Au-delà, la Cour souhaiterait que les compétences internes à l’Etat soient mieux repérées et davantage sollicitées, pour éviter autant que faire se peut le recours à consultants : de fait, certains des exemples cités (« l’avenir du métier d’enseignant » à l’Education nationale ou l’appel à des « assistants à maitre d’ouvrage » pour le service du ministère de la justice en charge des opérations immobilières) n’auraient pas dû relever d’un prestataire privé extérieur : il s’agit dans un cas d’une réflexion sur l’avenir même du service public et, dans l’autre, d’une tâche permanente qui nécessite, si besoin est, des recrutements permanents.

La Cour relève ensuite l’insuffisante compétence des services en charge de suivre les marchés et leur exécution ainsi que des défaillances dans leur mise en œuvre : l’exécution est parfois beaucoup plus coûteuse que prévu. L’évaluation du service rendu est rarement formalisée. Il est rare que les conclusions finales soient complètement exploitées pour améliorer les compétences du service et les livrables sont rarement archivés correctement. Quant à la déontologie et à la prévention des conflits d’intérêts, elles sont souvent négligées.

La Cour note que la circulaire du 19 janvier 2022 a le mérite, à la suite des controverses publiques sur ce sujet, de préciser la doctrine et de mieux encadrer le recours à l’externalisation de prestations intellectuelles. L’Etat cherche donc à corriger ses défaillances : reste que ce texte reste imprécis sur certains points et que son application devra être vérifiée.

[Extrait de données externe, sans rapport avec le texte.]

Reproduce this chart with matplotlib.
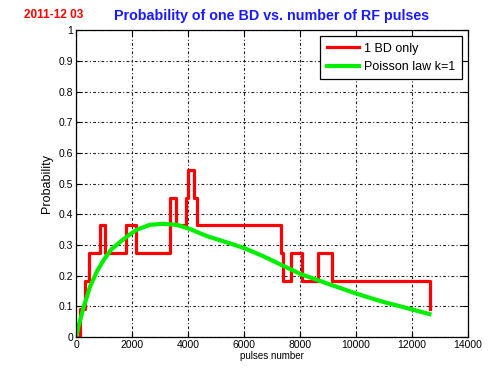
import matplotlib
matplotlib.use("Agg")
import matplotlib.pyplot as plt

plt.rcParams['font.family'] = ['Liberation Sans', 'DejaVu Sans']
plt.rcParams['lines.scale_dashes'] = False

# empirical probability of a single breakdown (step changes)
bd_pulses = [0, 150, 330, 450, 860, 1040, 1770, 2150, 3360, 3580, 3920, 3990,
             4220, 4310, 7310, 7400, 7680, 8070, 8640, 9150, 12650]
bd_prob = [0.0, 0.0909, 0.1818, 0.2727, 0.3636, 0.2727, 0.3636, 0.2727, 0.4545,
           0.3636, 0.4545, 0.5454, 0.4545, 0.3636, 0.2727, 0.1818, 0.2727,
           0.1818, 0.2727, 0.1818, 0.0909]

# Poisson law, k=1
poisson_pulses = [0, 100, 260, 500, 750, 975, 1250, 1570, 1850, 2170, 2640, 3100,
                  3590, 4070, 4670, 5510, 6030, 6720, 7315, 8030, 9115, 10000,
                  10920, 12000, 12620]
poisson_prob = [0.0, 0.04, 0.095, 0.165, 0.215, 0.25, 0.285, 0.31, 0.33, 0.35,
                0.366, 0.369, 0.366, 0.352, 0.329, 0.305, 0.289, 0.262, 0.236,
                0.205, 0.17, 0.142, 0.116, 0.09, 0.075]

x_ticks = [0, 2000, 4000, 6000, 8000, 10000, 12000, 14000]
y_ticks = [0, 0.1, 0.2, 0.3, 0.4, 0.5, 0.6, 0.7, 0.8, 0.9, 1]
y_tick_labels = ['0', '0.1', '0.2', '0.3', '0.4', '0.5', '0.6', '0.7', '0.8', '0.9', '1']

fig = plt.figure(figsize=(4.88, 3.68), dpi=100)
ax = fig.add_axes([0.156, 0.084, 0.803, 0.834])

ax.step(bd_pulses, bd_prob, where='post', color='#ff0000', lw=2.3, label='1 BD only')
ax.plot(poisson_pulses, poisson_prob, color='#00ee00', lw=3.0, label='Poisson law k=1')

ax.set_xlim(0, 14000)
ax.set_ylim(0, 1)
ax.set_xticks(x_ticks)
ax.set_yticks(y_ticks)
ax.set_yticklabels(y_tick_labels)
ax.tick_params(direction='in', top=True, right=True, labelsize=7.5, length=4, pad=2)
ax.grid(True, color='#222222', linestyle=(0, (2, 1.6, 0.8, 1.6)), linewidth=0.8)
for sp in ax.spines.values():
    sp.set_linewidth(0.9)

ax.set_xlabel('pulses number', fontsize=7, labelpad=1)
ax.set_ylabel('Probability', fontsize=9, labelpad=4)
ax.set_title('Probability of one BD vs. number of RF pulses', color='#1a1aff',
             fontsize=10.3, fontweight='bold', pad=7)
fig.text(0.170, 0.958, '2011-12 03', color='#ff0000', fontsize=8.5,
         fontweight='bold', ha='right', va='center')

leg = ax.legend(loc='upper right', fontsize=9, fancybox=False, framealpha=1,
                edgecolor='black', handlelength=2.6, handletextpad=0.4,
                borderpad=0.5, borderaxespad=0.5)
leg.get_frame().set_linewidth(0.9)

fig.savefig('out.png', dpi=100)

Sur le recours à des prestataires privés, il n’y a donc pas de scandale politique. Pour autant, c’est un domaine où l’action administrative s’est montrée jusqu’ici sous son mauvais jour, celui de la facilité, de l’indifférence aux coûts, du laisser-aller. C’est cela le vrai point faible, aussi inquiétant (mais moins croustillant) que les sous-entendus de gabegie et de corruption qui planaient jusqu’alors.